Wed, Jan 29th 2020, 10:40 AM

Leaders of two of the nation’s strongest voices in the cry for attention to climate change are urging top educators to impress upon students that the time to act is now.

Save The Bays Chairman Joseph Darville and Waterkeepers Executive Director Rashema Ingraham have been meeting with principals and other educators throughout Grand Bahama for more than two weeks, imploring them to sensitize students to the reality of climate change. They have equipped them with scientific data about rising seas, warmer temperatures and stronger storms – and they have armed them with practical mitigation tools from the value of planting trees to preserving sand dunes.

“After living through and experiencing firsthand the effects of Hurricane Dorian, Save The Bays and Waterkeepers committed to working together and with other NGOs to sound the message to rebuild the coastal buffer zones that will act as natural defenses for our islands,” said Ms. Ingraham. In addition to talking with principals, teachers and administrators, Ingraham and Darville have led groups on field assessments, allowing them to see the changes along Grand Bahama’s coast.

“When Save The Bays talked about climate change in 2013 as one of the main priorities of the then new organization, it often fell on deaf ears,” Mr.
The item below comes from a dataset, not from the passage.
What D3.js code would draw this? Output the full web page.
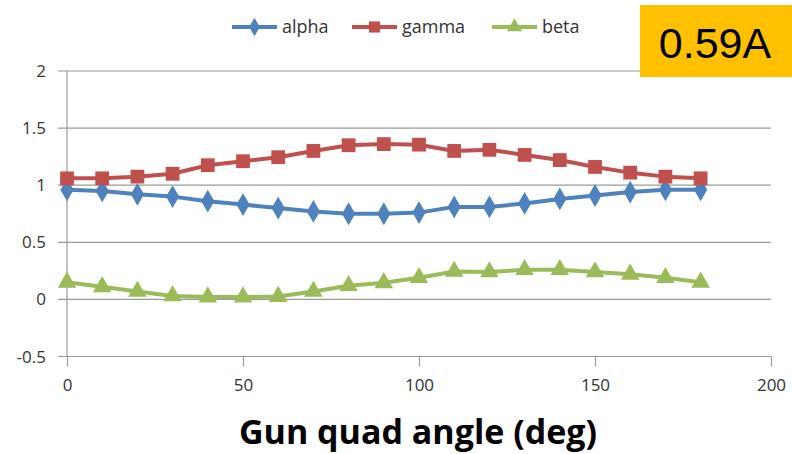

Darville said. “Climate change seemed like a far-off thing, something we could worry about later if it didn’t fix itself.”
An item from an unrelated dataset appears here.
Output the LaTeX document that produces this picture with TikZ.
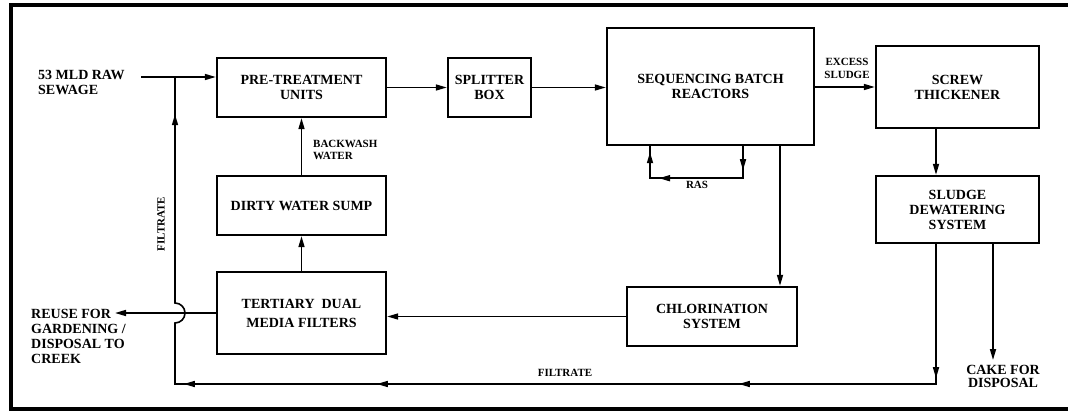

Two years later, in 2015, when he returned to The Bahamas after training with former US Vice President Al Gore who first sounded the warning in his now famous documentary An Inconvenient Truth, Mr. Darville still found it hard to convince Bahamians that the changing global climate was not an overblown scare tactic.
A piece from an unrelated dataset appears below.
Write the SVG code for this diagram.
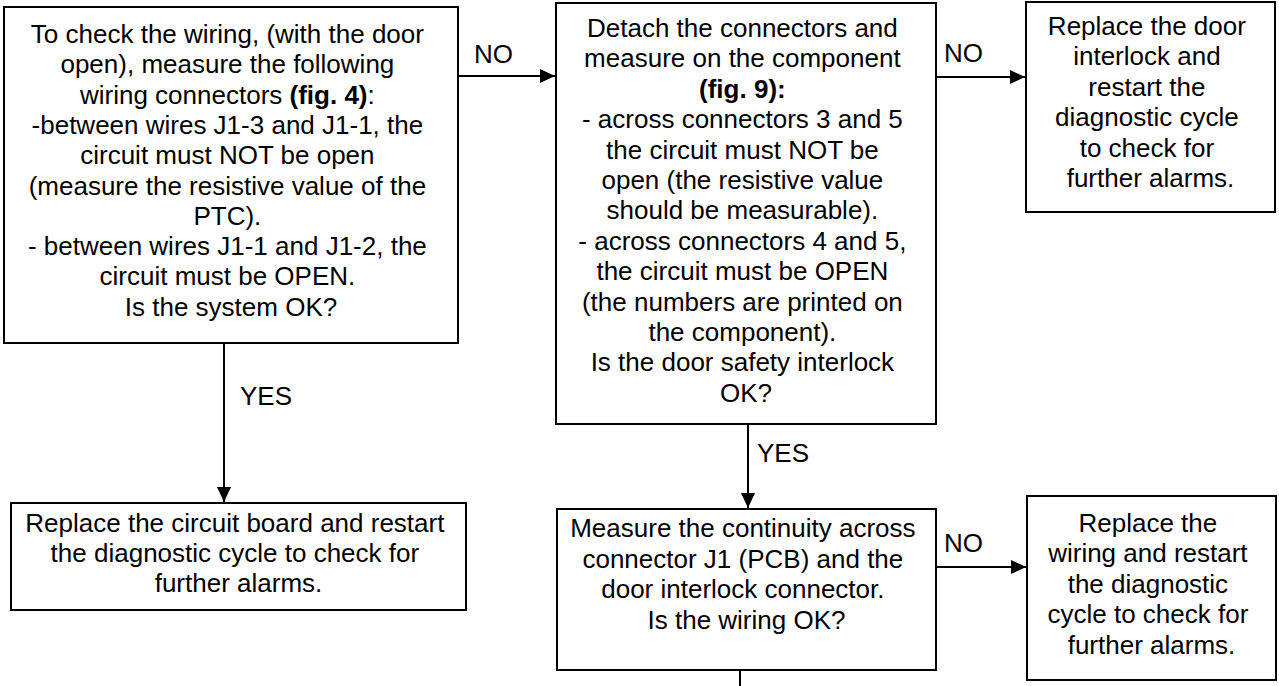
<svg xmlns="http://www.w3.org/2000/svg" width="1279" height="686" viewBox="0 0 1279 686">
<style>
.box{fill:#fff;stroke:#000;stroke-width:2}
.t{font-family:"Liberation Sans",Arial,sans-serif;font-size:26px;fill:#000;text-anchor:middle}
.lbl{font-family:"Liberation Sans",Arial,sans-serif;font-size:26px;fill:#000}
.c{stroke:#000;stroke-width:2;fill:none}
.b{font-weight:bold}
</style>
<defs>
<marker id="ah" markerUnits="userSpaceOnUse" markerWidth="16" markerHeight="16" refX="15" refY="7" orient="auto">
<path d="M0,0 L15,7 L0,14 z" fill="#000"/>
</marker>
</defs>
<rect width="1279" height="686" fill="#fff"/>
<g id="connectors">
<line class="c" x1="458" y1="76" x2="555" y2="76" marker-end="url(#ah)"/>
<line class="c" x1="936" y1="77" x2="1025" y2="77" marker-end="url(#ah)"/>
<line class="c" x1="224" y1="343" x2="224" y2="502" marker-end="url(#ah)"/>
<line class="c" x1="748" y1="424" x2="748" y2="508" marker-end="url(#ah)"/>
<line class="c" x1="936" y1="567" x2="1026" y2="567" marker-end="url(#ah)"/>
<line class="c" x1="740" y1="670" x2="740" y2="686"/>
<text class="lbl" x="474" y="63">NO</text>
<text class="lbl" x="944" y="62">NO</text>
<text class="lbl" x="240" y="405">YES</text>
<text class="lbl" x="757" y="462">YES</text>
<text class="lbl" x="944" y="552">NO</text>
</g>
<g id="node1">
<rect class="box" x="4" y="7" width="454" height="336"/>
<text class="t">
<tspan x="231" y="43">To check the wiring, (with the door</tspan>
<tspan x="231" y="73.3">open), measure the following</tspan>
<tspan x="231" y="103.6">wiring connectors <tspan class="b">(fig. 4)</tspan>:</tspan>
<tspan x="231" y="133.9">-between wires J1-3 and J1-1, the</tspan>
<tspan x="231" y="164.2">circuit must NOT be open</tspan>
<tspan x="231" y="194.5">(measure the resistive value of the</tspan>
<tspan x="231" y="224.8">PTC).</tspan>
<tspan x="231" y="255.1">- between wires J1-1 and J1-2, the</tspan>
<tspan x="231" y="285.4">circuit must be OPEN.</tspan>
<tspan x="231" y="315.7">Is the system OK?</tspan>
</text>
</g>
<g id="node2">
<rect class="box" x="556" y="3" width="380" height="421"/>
<text class="t">
<tspan x="746" y="37">Detach the connectors and</tspan>
<tspan x="746" y="67.4">measure on the component</tspan>
<tspan x="746" y="97.8" class="b">(fig. 9):</tspan>
<tspan x="746" y="128.2">- across connectors 3 and 5</tspan>
<tspan x="746" y="158.6">the circuit must NOT be</tspan>
<tspan x="746" y="189">open (the resistive value</tspan>
<tspan x="746" y="219.4">should be measurable).</tspan>
<tspan x="746" y="249.8">- across connectors 4 and 5,</tspan>
<tspan x="746" y="280.2">the circuit must be OPEN</tspan>
<tspan x="746" y="310.6">(the numbers are printed on</tspan>
<tspan x="746" y="341">the component).</tspan>
<tspan x="746" y="371.4">Is the door safety interlock</tspan>
<tspan x="746" y="401.8">OK?</tspan>
</text>
</g>
<g id="node3">
<rect class="box" x="1026" y="2" width="249" height="210"/>
<text class="t">
<tspan x="1150.5" y="35">Replace the door</tspan>
<tspan x="1150.5" y="65.4">interlock and</tspan>
<tspan x="1150.5" y="95.8">restart the</tspan>
<tspan x="1150.5" y="126.2">diagnostic cycle</tspan>
<tspan x="1150.5" y="156.6">to check for</tspan>
<tspan x="1150.5" y="187">further alarms.</tspan>
</text>
</g>
<g id="node4">
<rect class="box" x="11" y="503" width="455" height="107"/>
<text class="t">
<tspan x="238.5" y="532">Replace the circuit board and restart</tspan>
<tspan x="238.5" y="562">the diagnostic cycle to check for</tspan>
<tspan x="238.5" y="592">further alarms.</tspan>
</text>
</g>
<g id="node5">
<rect class="box" x="557" y="509" width="379" height="161"/>
<text class="t">
<tspan x="746.5" y="537">Measure the continuity across</tspan>
<tspan x="746.5" y="567.5">connector J1 (PCB) and the</tspan>
<tspan x="746.5" y="598">door interlock connector.</tspan>
<tspan x="746.5" y="628.5">Is the wiring OK?</tspan>
</text>
</g>
<g id="node6">
<rect class="box" x="1027" y="496" width="249" height="184"/>
<text class="t">
<tspan x="1151.5" y="532">Replace the</tspan>
<tspan x="1151.5" y="562.4">wiring and restart</tspan>
<tspan x="1151.5" y="592.8">the diagnostic</tspan>
<tspan x="1151.5" y="623.2">cycle to check for</tspan>
<tspan x="1151.5" y="653.6">further alarms.</tspan>
</text>
</g>
</svg>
“I would tell people that the rising seas may one day make us boat people living on the sea not next to it and therefore we must learn to build boats, and they would pay little attention, thinking it was the rambling of an old man given to exaggeration,” said Mr. Darville, who holds certification in climate change reality leadership.

“Now when I talk about building boats, people get it. Our islands that we inhabit today were not here in ancient history. What we call The Bahamas was undersea and with rising sea levels and effects like stronger storms and higher tides, it is not inconceivable that we may be underwater again.”

The change in attention, say Darville and Ingraham, was a storm named Dorian that hovered over Grand Bahama for days in early September. Dorian broke every record, packing howling winds and rising waters that forced people out of their homes, flooded hundreds of buildings and knocked out infrastructure, including the Grand Bahama International Airport that resembled a lake with floating debris.

“We want to plant trees, but we also want to plant ideas,” say the leaders of both Waterkeepers Bahamas and Save The Bays. “The principals and educators we have been meeting with have been very receptive. We are ecnouraged that they are listening and saying, ‘What can we do?’ and we are able to say ‘Work with any environmental group, it does not have to be us. Every tree you plant, every coral reef you save, every step you to help mitigate against the threat of climate change can make a difference.’”

 

Waterkeepers Bahamas Executive Director Rashema Ingraham shares climate change data with Grand Bahama educators as the NGO joins forces with Save The Bays to urge principals and teachers to include climate change and mitigation in their curriculum in the wake of Hurricane Dorian and the reality of global warming and rising seas.